_WHAT YOU SHOULD DO_
Copy all lines below exactly as written. Leave pictures out.

===== DATASET EXCERPT

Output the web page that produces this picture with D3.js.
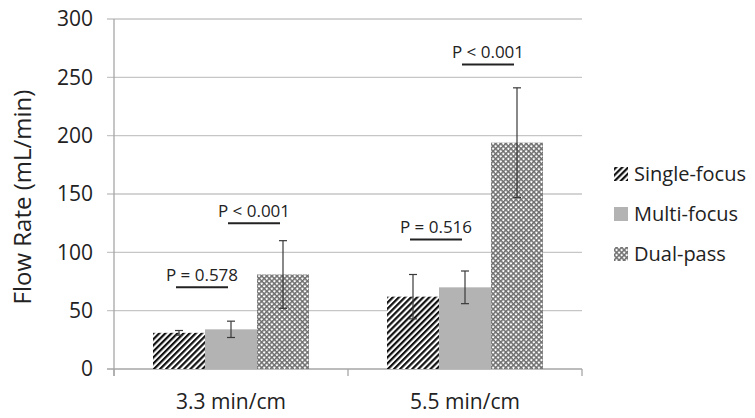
<!DOCTYPE html>
<html>
<head>
<meta charset="utf-8">
<script src="https://cdn.jsdelivr.net/npm/d3@7"></script>
<style>
  body { margin: 0; background: #fff; }
  svg { display: block; font-family: "Open Sans", sans-serif; }
  text { fill: #222; }
</style>
</head>
<body>
<div id="chart"></div>
<script>
const CATEGORIES = ['3.3 min/cm', '5.5 min/cm']
const SERIES = ['Single-focus', 'Multi-focus', 'Dual-pass']
// means and standard deviations, one array per category (in SERIES order)
const MEANS = [[31, 34, 81], [62, 70, 194]]
const ERRORS = [[2, 7, 29], [19, 14, 47]]
const Y_TICKS = [0, 50, 100, 150, 200, 250, 300]
// p-value brackets: category, from series, to series, y value, label
const P_LABELS = [
    { cat: 0, from: 0, to: 1, y: 70, text: 'P = 0.578' },
    { cat: 0, from: 1, to: 2, y: 125, text: 'P < 0.001' },
    { cat: 1, from: 0, to: 1, y: 111, text: 'P = 0.516' },
    { cat: 1, from: 1, to: 2, y: 261, text: 'P < 0.001' },
]

const W = 755, H = 418
const svg = d3.select('#chart').append('svg')
    .attr('width', W)
    .attr('height', H)

const defs = svg.append('defs')

// diagonal stripes for single-focus
const stripes = defs.append('pattern')
    .attr('id', 'stripes')
    .attr('patternUnits', 'userSpaceOnUse')
    .attr('width', 4.3)
    .attr('height', 4.3)
    .attr('patternTransform', 'rotate(45)')
stripes.append('rect').attr('width', 4.3).attr('height', 4.3).attr('fill', '#fff')
stripes.append('rect').attr('width', 2.2).attr('height', 4.3).attr('fill', '#111')

// diagonal crosshatch for dual-pass
const hatch = defs.append('pattern')
    .attr('id', 'hatch')
    .attr('patternUnits', 'userSpaceOnUse')
    .attr('width', 3.6)
    .attr('height', 3.6)
    .attr('patternTransform', 'rotate(45)')
hatch.append('rect').attr('width', 3.6).attr('height', 3.6).attr('fill', '#fff')
hatch.append('rect').attr('width', 1.5).attr('height', 3.6).attr('fill', '#6e6e6e')
hatch.append('rect').attr('width', 3.6).attr('height', 1.5).attr('fill', '#6e6e6e')

const FILLS = ['url(#stripes)', '#b3b3b3', 'url(#hatch)']

const x0 = d3.scaleBand()
    .domain(CATEGORIES)
    .range([114, 582])
    .padding(0)

const x1 = d3.scaleBand()
    .domain(SERIES)
    .range([0, x0.bandwidth()])
    .paddingInner(0)
    .paddingOuter(0.75)

const y = d3.scaleLinear()
    .domain([0, 300])
    .range([369, 19])

// gridlines
svg.append('g')
    .selectAll('line')
    .data(Y_TICKS)
    .join('line')
        .attr('x1', 107)
        .attr('x2', 582)
        .attr('y1', d => y(d))
        .attr('y2', d => y(d))
        .attr('stroke', d => d === 0 ? '#a6a6a6' : '#c6c6c6')
        .attr('stroke-width', 1.3)

// y axis line
svg.append('line')
    .attr('x1', 114).attr('x2', 114)
    .attr('y1', y(300)).attr('y2', y(0) + 7)
    .attr('stroke', '#a6a6a6')
    .attr('stroke-width', 1.3)

// category ticks
svg.append('g')
    .selectAll('line')
    .data([...CATEGORIES.map(c => x0(c)), 582])
    .join('line')
        .attr('x1', d => d).attr('x2', d => d)
        .attr('y1', y(0)).attr('y2', y(0) + 7)
        .attr('stroke', '#a6a6a6')
        .attr('stroke-width', 1.3)

// y tick labels
svg.append('g')
    .selectAll('text')
    .data(Y_TICKS)
    .join('text')
        .attr('x', 93)
        .attr('y', d => y(d))
        .attr('dy', '0.35em')
        .attr('text-anchor', 'end')
        .attr('font-size', 21)
        .text(d => d)

// category labels
svg.append('g')
    .selectAll('text')
    .data(CATEGORIES)
    .join('text')
        .attr('x', d => x0(d) + x0.bandwidth() / 2)
        .attr('y', 402)
        .attr('dy', '0.35em')
        .attr('text-anchor', 'middle')
        .attr('font-size', 21)
        .text(d => d)

// y axis title
svg.append('text')
    .attr('transform', `translate(23, ${(y(0) + y(300)) / 2 + 3}) rotate(-90)`)
    .attr('dy', '0.35em')
    .attr('text-anchor', 'middle')
    .attr('font-size', 24)
    .text('Flow Rate (mL/min)')

// bars
const groups = svg.append('g')
    .selectAll('g')
    .data(CATEGORIES)
    .join('g')
        .attr('transform', d => `translate(${x0(d)},0)`)

const cells = groups.selectAll('g')
    .data((c, ci) => SERIES.map((s, si) => ({ s, si, v: MEANS[ci][si], e: ERRORS[ci][si] })))
    .join('g')

cells.append('rect')
    .attr('x', d => x1(d.s))
    .attr('width', x1.bandwidth())
    .attr('y', d => y(d.v))
    .attr('height', d => y(0) - y(d.v))
    .attr('fill', d => FILLS[d.si])

// error bars
const cx = d => x1(d.s) + x1.bandwidth() / 2
cells.append('line')
    .attr('x1', cx).attr('x2', cx)
    .attr('y1', d => y(d.v + d.e)).attr('y2', d => y(d.v - d.e))
    .attr('stroke', '#3a3a3a')
    .attr('stroke-width', 1.2)
cells.selectAll('line.cap')
    .data(d => [d.v + d.e, d.v - d.e].map(v => ({ ...d, cv: v })))
    .join('line')
        .attr('class', 'cap')
        .attr('x1', d => cx(d) - 4).attr('x2', d => cx(d) + 4)
        .attr('y1', d => y(d.cv)).attr('y2', d => y(d.cv))
        .attr('stroke', '#3a3a3a')
        .attr('stroke-width', 1.2)

// p-value annotations
const pg = svg.append('g')
    .selectAll('g')
    .data(P_LABELS)
    .join('g')
const px = (d, si) => x0(CATEGORIES[d.cat]) + x1(SERIES[si]) + x1.bandwidth() / 2
pg.append('line')
    .attr('x1', d => px(d, d.from) - 3)
    .attr('x2', d => px(d, d.to) - 3)
    .attr('y1', d => y(d.y)).attr('y2', d => y(d.y))
    .attr('stroke', '#222')
    .attr('stroke-width', 2)
pg.append('text')
    .attr('x', d => (px(d, d.from) + px(d, d.to)) / 2 - 3)
    .attr('y', d => y(d.y) - 12)
    .attr('dy', '0.35em')
    .attr('text-anchor', 'middle')
    .attr('font-size', 17)
    .text(d => d.text)

// legend
const legend = svg.append('g')
    .selectAll('g')
    .data(SERIES)
    .join('g')
        .attr('transform', (d, i) => `translate(614, ${174 + 40 * i})`)
legend.append('rect')
    .attr('x', 0).attr('y', -7)
    .attr('width', 14).attr('height', 14)
    .attr('fill', (d, i) => FILLS[i])
legend.append('text')
    .attr('x', 20)
    .attr('dy', '0.35em')
    .attr('font-size', 20)
    .text(d => d)
</script>
</body>
</html>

==========

_FULL SOLUTION_
Output the web page that produces this picture with D3.js.
<!DOCTYPE html>
<html>
<head>
<meta charset="utf-8">
<script src="https://cdn.jsdelivr.net/npm/d3@7"></script>
<style>
  body { margin: 0; background: #fff; }
  svg { display: block; font-family: "Open Sans", sans-serif; }
  text { fill: #222; }
</style>
</head>
<body>
<div id="chart"></div>
<script>
const CATEGORIES = ['3.3 min/cm', '5.5 min/cm']
const SERIES = ['Single-focus', 'Multi-focus', 'Dual-pass']
// means and standard deviations, one array per category (in SERIES order)
const MEANS = [[31, 34, 81], [62, 70, 194]]
const ERRORS = [[2, 7, 29], [19, 14, 47]]
const Y_TICKS = [0, 50, 100, 150, 200, 250, 300]
// p-value brackets: category, from series, to series, y value, label
const P_LABELS = [
    { cat: 0, from: 0, to: 1, y: 70, text: 'P = 0.578' },
    { cat: 0, from: 1, to: 2, y: 125, text: 'P < 0.001' },
    { cat: 1, from: 0, to: 1, y: 111, text: 'P = 0.516' },
    { cat: 1, from: 1, to: 2, y: 261, text: 'P < 0.001' },
]

const W = 755, H = 418
const svg = d3.select('#chart').append('svg')
    .attr('width', W)
    .attr('height', H)

const defs = svg.append('defs')

// diagonal stripes for single-focus
const stripes = defs.append('pattern')
    .attr('id', 'stripes')
    .attr('patternUnits', 'userSpaceOnUse')
    .attr('width', 4.3)
    .attr('height', 4.3)
    .attr('patternTransform', 'rotate(45)')
stripes.append('rect').attr('width', 4.3).attr('height', 4.3).attr('fill', '#fff')
stripes.append('rect').attr('width', 2.2).attr('height', 4.3).attr('fill', '#111')

// diagonal crosshatch for dual-pass
const hatch = defs.append('pattern')
    .attr('id', 'hatch')
    .attr('patternUnits', 'userSpaceOnUse')
    .attr('width', 3.6)
    .attr('height', 3.6)
    .attr('patternTransform', 'rotate(45)')
hatch.append('rect').attr('width', 3.6).attr('height', 3.6).attr('fill', '#fff')
hatch.append('rect').attr('width', 1.5).attr('height', 3.6).attr('fill', '#6e6e6e')
hatch.append('rect').attr('width', 3.6).attr('height', 1.5).attr('fill', '#6e6e6e')

const FILLS = ['url(#stripes)', '#b3b3b3', 'url(#hatch)']

const x0 = d3.scaleBand()
    .domain(CATEGORIES)
    .range([114, 582])
    .padding(0)

const x1 = d3.scaleBand()
    .domain(SERIES)
    .range([0, x0.bandwidth()])
    .paddingInner(0)
    .paddingOuter(0.75)

const y = d3.scaleLinear()
    .domain([0, 300])
    .range([369, 19])

// gridlines
svg.append('g')
    .selectAll('line')
    .data(Y_TICKS)
    .join('line')
        .attr('x1', 107)
        .attr('x2', 582)
        .attr('y1', d => y(d))
        .attr('y2', d => y(d))
        .attr('stroke', d => d === 0 ? '#a6a6a6' : '#c6c6c6')
        .attr('stroke-width', 1.3)

// y axis line
svg.append('line')
    .attr('x1', 114).attr('x2', 114)
    .attr('y1', y(300)).attr('y2', y(0) + 7)
    .attr('stroke', '#a6a6a6')
    .attr('stroke-width', 1.3)

// category ticks
svg.append('g')
    .selectAll('line')
    .data([...CATEGORIES.map(c => x0(c)), 582])
    .join('line')
        .attr('x1', d => d).attr('x2', d => d)
        .attr('y1', y(0)).attr('y2', y(0) + 7)
        .attr('stroke', '#a6a6a6')
        .attr('stroke-width', 1.3)

// y tick labels
svg.append('g')
    .selectAll('text')
    .data(Y_TICKS)
    .join('text')
        .attr('x', 93)
        .attr('y', d => y(d))
        .attr('dy', '0.35em')
        .attr('text-anchor', 'end')
        .attr('font-size', 21)
        .text(d => d)

// category labels
svg.append('g')
    .selectAll('text')
    .data(CATEGORIES)
    .join('text')
        .attr('x', d => x0(d) + x0.bandwidth() / 2)
        .attr('y', 402)
        .attr('dy', '0.35em')
        .attr('text-anchor', 'middle')
        .attr('font-size', 21)
        .text(d => d)

// y axis title
svg.append('text')
    .attr('transform', `translate(23, ${(y(0) + y(300)) / 2 + 3}) rotate(-90)`)
    .attr('dy', '0.35em')
    .attr('text-anchor', 'middle')
    .attr('font-size', 24)
    .text('Flow Rate (mL/min)')

// bars
const groups = svg.append('g')
    .selectAll('g')
    .data(CATEGORIES)
    .join('g')
        .attr('transform', d => `translate(${x0(d)},0)`)

const cells = groups.selectAll('g')
    .data((c, ci) => SERIES.map((s, si) => ({ s, si, v: MEANS[ci][si], e: ERRORS[ci][si] })))
    .join('g')

cells.append('rect')
    .attr('x', d => x1(d.s))
    .attr('width', x1.bandwidth())
    .attr('y', d => y(d.v))
    .attr('height', d => y(0) - y(d.v))
    .attr('fill', d => FILLS[d.si])

// error bars
const cx = d => x1(d.s) + x1.bandwidth() / 2
cells.append('line')
    .attr('x1', cx).attr('x2', cx)
    .attr('y1', d => y(d.v + d.e)).attr('y2', d => y(d.v - d.e))
    .attr('stroke', '#3a3a3a')
    .attr('stroke-width', 1.2)
cells.selectAll('line.cap')
    .data(d => [d.v + d.e, d.v - d.e].map(v => ({ ...d, cv: v })))
    .join('line')
        .attr('class', 'cap')
        .attr('x1', d => cx(d) - 4).attr('x2', d => cx(d) + 4)
        .attr('y1', d => y(d.cv)).attr('y2', d => y(d.cv))
        .attr('stroke', '#3a3a3a')
        .attr('stroke-width', 1.2)

// p-value annotations
const pg = svg.append('g')
    .selectAll('g')
    .data(P_LABELS)
    .join('g')
const px = (d, si) => x0(CATEGORIES[d.cat]) + x1(SERIES[si]) + x1.bandwidth() / 2
pg.append('line')
    .attr('x1', d => px(d, d.from) - 3)
    .attr('x2', d => px(d, d.to) - 3)
    .attr('y1', d => y(d.y)).attr('y2', d => y(d.y))
    .attr('stroke', '#222')
    .attr('stroke-width', 2)
pg.append('text')
    .attr('x', d => (px(d, d.from) + px(d, d.to)) / 2 - 3)
    .attr('y', d => y(d.y) - 12)
    .attr('dy', '0.35em')
    .attr('text-anchor', 'middle')
    .attr('font-size', 17)
    .text(d => d.text)

// legend
const legend = svg.append('g')
    .selectAll('g')
    .data(SERIES)
    .join('g')
        .attr('transform', (d, i) => `translate(614, ${174 + 40 * i})`)
legend.append('rect')
    .attr('x', 0).attr('y', -7)
    .attr('width', 14).attr('height', 14)
    .attr('fill', (d, i) => FILLS[i])
legend.append('text')
    .attr('x', 20)
    .attr('dy', '0.35em')
    .attr('font-size', 20)
    .text(d => d)
</script>
</body>
</html>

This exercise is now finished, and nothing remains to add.